--- BEGIN Information shown ---
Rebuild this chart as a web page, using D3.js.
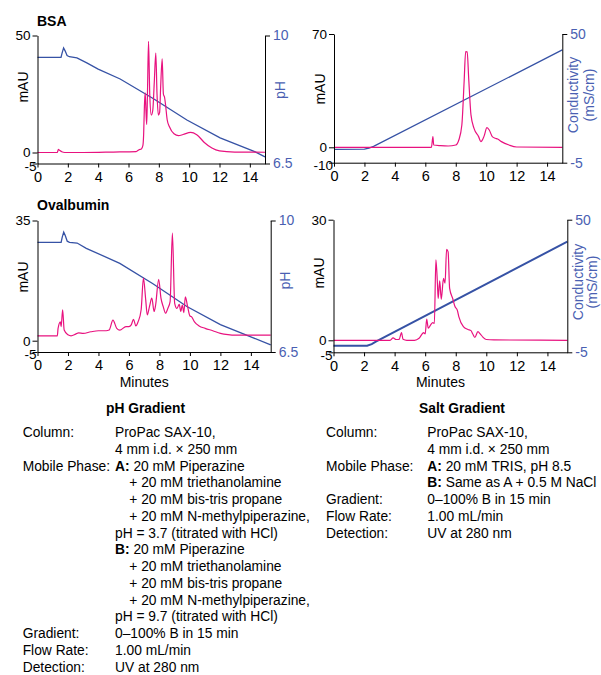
<!DOCTYPE html>
<html lang="en">
<head>
<meta charset="utf-8">
<title>ProPac SAX-10: pH gradient vs salt gradient</title>
<script src="https://d3js.org/d3.v7.min.js"></script>
<style>
  body { margin: 0; background: #fff; }
  svg { display: block; font-family: "Liberation Sans", Arial, sans-serif; }
</style>
</head>
<body>
<script>
// ---- data (time in minutes) ----
var minuteTicks = [0, 2, 4, 6, 8, 10, 12, 14];

// BSA, pH gradient
var bsaAbs = [[0,0],[1.3,0],[1.38,1.3],[1.45,1.0],[1.6,0.3],[1.8,0],[3,0],[5,0.2],[6.5,0.4],[6.7,1.2],[6.85,1.5],
  [6.95,3],[7.0,8],[7.05,20],[7.1,25.5],[7.15,18],[7.2,12],[7.25,25],[7.32,47.5],[7.4,25],[7.5,16],[7.6,18],
  [7.7,30],[7.8,42.5],[7.88,25],[7.97,16],[8.05,17],[8.12,28],[8.22,40],[8.3,25],[8.38,23.5],[8.45,20],
  [8.55,14],[8.7,11],[9.0,8],[9.3,7.2],[9.6,7.7],[10.1,8.6],[10.5,7.6],[11.0,4.3],[11.5,1.9],[12,0.7],[13,0.2],[15,0.1]];
var bsaPh = [[0,9.40],[1.55,9.40],[1.62,9.52],[1.72,9.66],[1.82,9.58],[1.95,9.45],[2.1,9.42],[2.6,9.39],
  [3.25,9.25],[4,9.08],[5.45,8.81],[7.65,8.27],[9.85,7.69],[12.04,7.20],[14.24,6.84],[15,6.68]];

// Ovalbumin, pH gradient
var ovaAbs = [[0,1.4],[1.3,1.4],[1.35,3.6],[1.5,5.5],[1.55,4.1],[1.65,9],[1.75,3.1],[2.0,1.7],[2.2,1.4],[2.5,1.9],
  [2.7,2.3],[3.0,2.15],[3.5,2.6],[4.0,2.9],[4.5,2.9],[4.7,3.1],[4.95,6.0],[5.2,3.6],[5.4,3.1],[5.8,4.1],[6.0,4.1],
  [6.15,4.6],[6.3,6.2],[6.45,4.3],[6.6,5.5],[6.8,9],[6.95,18.2],[7.1,11.9],[7.2,7.5],[7.35,10],[7.5,12.4],
  [7.65,8.5],[7.75,10.4],[7.95,17.9],[8.1,12.4],[8.25,9.9],[8.4,8],[8.55,9.4],[8.7,11.4],[8.85,31.3],[9.0,10.9],
  [9.15,9.4],[9.3,10.6],[9.4,8.5],[9.5,10.4],[9.6,8.2],[9.7,12.8],[9.85,9.9],[10.0,7.2],[10.1,7],[10.3,5.5],
  [10.6,4.3],[11.0,3.6],[11.5,2.9],[12.0,2.15],[12.5,1.75],[13.0,1.6],[14.0,1.6],[15.3,1.6]];
var ovaPh = [[0,9.42],[1.55,9.42],[1.62,9.55],[1.72,9.69],[1.82,9.6],[1.95,9.45],[2.1,9.42],[2.6,9.40],
  [3.2,9.26],[5.4,8.86],[7.6,8.31],[9.8,7.71],[12.0,7.23],[14.2,6.87],[15.3,6.69]];

// BSA, salt gradient
var bsaSaltAbs = [[0,0],[6.4,0],[6.5,6.6],[6.55,1.4],[7.0,1.0],[7.5,0.8],[8.0,1.4],[8.2,4.5],[8.4,13.8],
  [8.55,40.6],[8.65,59.1],[8.75,59],[8.85,42.6],[9.0,20],[9.2,11.7],[9.5,6.6],[9.65,3.5],[9.85,6.6],
  [10.05,12.1],[10.2,10.7],[10.4,6.6],[10.6,5.6],[10.75,5.1],[11.0,3.5],[11.5,1.4],[12,0.2],[15,0]];
var bsaSaltCond = [[0,0.7],[2.0,0.8],[2.3,1.2],[2.6,2.0],[15,43.2]];

// Ovalbumin, salt gradient
var ovaSaltAbs = [[0,0],[3.7,0],[3.9,0.6],[4.1,0.2],[4.3,0.25],[4.45,1.9],[4.55,0.25],[4.8,0],[5.3,0],
  [5.6,0.5],[5.9,1.9],[6.0,1.6],[6.1,5.3],[6.2,3.0],[6.35,3.8],[6.5,4.4],[6.6,4.2],[6.7,20],[6.8,14.2],
  [6.85,10.4],[6.95,14.8],[7.05,10.2],[7.2,15.4],[7.3,14.2],[7.4,22.6],[7.5,22],[7.6,12.9],[7.8,10.4],
  [7.95,8.4],[8.1,7.5],[8.2,5.9],[8.5,3.4],[8.8,2.7],[9.0,2.4],[9.1,1.7],[9.25,0.7],[9.45,2.15],[9.6,1.6],
  [9.8,0.7],[10.0,0.2],[10.5,0.1],[15.3,0]];
var ovaSaltCond = [[0,-2.3],[2.2,-2.3],[2.5,-1.6],[2.8,-0.5],[15.3,40.9]];

// axis ticks
var bsaAbsTicks = [-5, 0, 50], ovaAbsTicks = [-5, 0, 35];
var bsaSaltAbsTicks = [-10, 0, 70], ovaSaltAbsTicks = [-5, 0, 30];
var phTicks = [6.5, 10], condTicks = [-5, 50];

// method text
var phRows = [
  ["Column:", "ProPac SAX-10,"], ["", "4 mm i.d. \u00d7 250 mm"],
  ["Mobile Phase:", "A: 20 mM Piperazine"], ["", "+ 20 mM triethanolamine"], ["", "+ 20 mM bis-tris propane"],
  ["", "+ 20 mM N-methylpiperazine,"], ["", "pH = 3.7 (titrated with HCl)"],
  ["", "B: 20 mM Piperazine"], ["", "+ 20 mM triethanolamine"], ["", "+ 20 mM bis-tris propane"],
  ["", "+ 20 mM N-methylpiperazine,"], ["", "pH = 9.7 (titrated with HCl)"],
  ["Gradient:", "0\u2013100% B in 15 min"], ["Flow Rate:", "1.00 mL/min"], ["Detection:", "UV at 280 nm"]];
var saltRows = [
  ["Column:", "ProPac SAX-10,"], ["", "4 mm i.d. \u00d7 250 mm"],
  ["Mobile Phase:", "A: 20 mM TRIS, pH 8.5"], ["", "B: Same as A + 0.5 M NaCl"],
  ["Gradient:", "0\u2013100% B in 15 min"], ["Flow Rate:", "1.00 mL/min"], ["Detection:", "UV at 280 nm"]];

var pink = "#e8127f", blue = "#3652a5", blueText = "#4a5fb2";

var svg = d3.select("body").append("svg").attr("width", 601).attr("height", 675);

function panel(o) {
  var g = svg.append("g");
  var x = d3.scaleLinear().domain([0, o.xMax]).range([o.x0, o.x1]);
  // left scale is piecewise, as in the original figure
  var yL = d3.scaleLinear().domain(o.leftTicks).range(o.leftRange);
  var yR = d3.scaleLinear().domain(o.rightTicks).range([o.yBot, o.yTop]);

  var gradLine = d3.line()
    .x(function(d) { return x(d[0]); })
    .y(function(d) { return yR(d[1]); });
  var absLine = d3.line().curve(d3.curveMonotoneX)
    .x(function(d) { return x(d[0]); })
    .y(function(d) { return yL(d[1]); });

  g.append("path").datum(o.right)
    .attr("fill", "none").attr("stroke", blue).attr("stroke-width", o.blueWidth || 1.3)
    .attr("d", gradLine);
  g.append("path").datum(o.abs)
    .attr("fill", "none").attr("stroke", pink).attr("stroke-width", 1.2)
    .attr("d", absLine);

  var ax = g.append("g").attr("transform", "translate(0," + o.yBot + ")")
    .call(d3.axisBottom(x).tickValues(minuteTicks).tickSize(4).tickPadding(4).tickSizeOuter(0));
  ax.selectAll("text").attr("font-size", 14.5);

  var al = g.append("g").attr("transform", "translate(" + o.x0 + ",0)")
    .call(d3.axisLeft(yL).tickValues(o.leftTicks).tickFormat(String)
      .tickSize(5).tickPadding(2).tickSizeOuter(0));
  al.selectAll("text").attr("font-size", 13.5)
    .filter(function(d) { return d === o.leftTicks[0]; })
    .attr("x", -1).attr("y", 2.5).attr("dy", "0.32em");

  var ar = g.append("g").attr("transform", "translate(" + o.x1 + ",0)")
    .call(d3.axisRight(yR).tickValues(o.rightTicks).tickFormat(String)
      .tickSize(5).tickPadding(3).tickSizeOuter(0));
  ar.selectAll("text").attr("font-size", 14).attr("fill", blueText);

  [ax, al, ar].forEach(function(a) {
    a.attr("font-family", null).attr("font-size", null);
    a.selectAll("path, line").attr("stroke", "#000");
  });

  g.append("text").attr("transform", "translate(" + (o.x0 - 9.3) + "," + o.mauY + ") rotate(-90)")
    .attr("text-anchor", "middle").attr("font-size", 14).text("mAU");

  o.rightLabel.forEach(function(t, i) {
    g.append("text")
      .attr("transform", "translate(" + (o.x1 + o.rightLabelDx[i]) + "," + o.rightLabelY + ") rotate(-90)")
      .attr("text-anchor", "middle").attr("font-size", 14).attr("fill", blueText).text(t);
  });

  if (o.title) {
    g.append("text").attr("x", 37).attr("y", o.titleY)
      .attr("font-size", 14).attr("font-weight", "bold").text(o.title);
  }
  if (o.minutes) {
    g.append("text").attr("x", x(7)).attr("y", o.yBot + 35)
      .attr("text-anchor", "middle").attr("font-size", 14).text("Minutes");
  }
}

panel({ x0: 37.5, x1: 265, xMax: 15, yTop: 35.5, yBot: 163.5,
  leftTicks: bsaAbsTicks, leftRange: [163.5, 152.5, 35.5], rightTicks: phTicks,
  abs: bsaAbs, right: bsaPh, mauY: 87, rightLabel: ["pH"], rightLabelDx: [20], rightLabelY: 90,
  title: "BSA", titleY: 25.5 });

panel({ x0: 334, x1: 562.3, xMax: 15, yTop: 34, yBot: 162.7,
  leftTicks: bsaSaltAbsTicks, leftRange: [162.7, 147.3, 34], rightTicks: condTicks,
  abs: bsaSaltAbs, right: bsaSaltCond, mauY: 89,
  rightLabel: ["Conductivity", "(mS/cm)"], rightLabelDx: [15.7, 31.5], rightLabelY: 95 });

panel({ x0: 37.5, x1: 270.7, xMax: 15.3, yTop: 220.5, yBot: 352,
  leftTicks: ovaAbsTicks, leftRange: [352, 340.7, 220.5], rightTicks: phTicks,
  abs: ovaAbs, right: ovaPh, mauY: 277, rightLabel: ["pH"], rightLabelDx: [19.5], rightLabelY: 280.5,
  title: "Ovalbumin", titleY: 209.5, minutes: true });

panel({ x0: 333.5, x1: 567.3, xMax: 15.3, yTop: 219.7, yBot: 352.3,
  leftTicks: ovaSaltAbsTicks, leftRange: [352.3, 340.3, 219.7], rightTicks: condTicks,
  abs: ovaSaltAbs, right: ovaSaltCond, mauY: 273, blueWidth: 2,
  rightLabel: ["Conductivity", "(mS/cm)"], rightLabelDx: [15.4, 30], rightLabelY: 282, minutes: true });

// ---- method blocks ----
function methods(title, cx, rows, labelX, valueX, indentX) {
  var g = svg.append("g").attr("font-size", 13.8);
  g.append("text").attr("x", cx).attr("y", 413).attr("text-anchor", "middle")
    .attr("font-weight", "bold").text(title);
  rows.forEach(function(r, i) {
    var y = 437 + 16.75 * i;
    if (r[0]) g.append("text").attr("x", labelX).attr("y", y).text(r[0]);
    var v = r[1];
    var t = g.append("text").attr("x", v.charAt(0) === "+" ? indentX : valueX).attr("y", y);
    var m = /^([AB]:)(.*)$/.exec(v);
    if (m) {
      t.append("tspan").attr("font-weight", "bold").text(m[1]);
      t.append("tspan").text(m[2]);
    } else {
      t.text(v);
    }
  });
}

methods("pH Gradient", 145.5, phRows, 22.7, 115, 129.3);
methods("Salt Gradient", 462, saltRows, 326, 427.3, 427.3);
</script>
</body>
</html>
--- END Information shown ---
• Exercise:
Reproduce the data above word for word from its first line through the line that holds "var minuteTicks = [0, 2, 4, 6, 8, 10, 12, 14];", both ends included; skip pictures.

• Expected answer:
Rebuild this chart as a web page, using D3.js.
<!DOCTYPE html>
<html lang="en">
<head>
<meta charset="utf-8">
<title>ProPac SAX-10: pH gradient vs salt gradient</title>
<script src="https://d3js.org/d3.v7.min.js"></script>
<style>
  body { margin: 0; background: #fff; }
  svg { display: block; font-family: "Liberation Sans", Arial, sans-serif; }
</style>
</head>
<body>
<script>
// ---- data (time in minutes) ----
var minuteTicks = [0, 2, 4, 6, 8, 10, 12, 14];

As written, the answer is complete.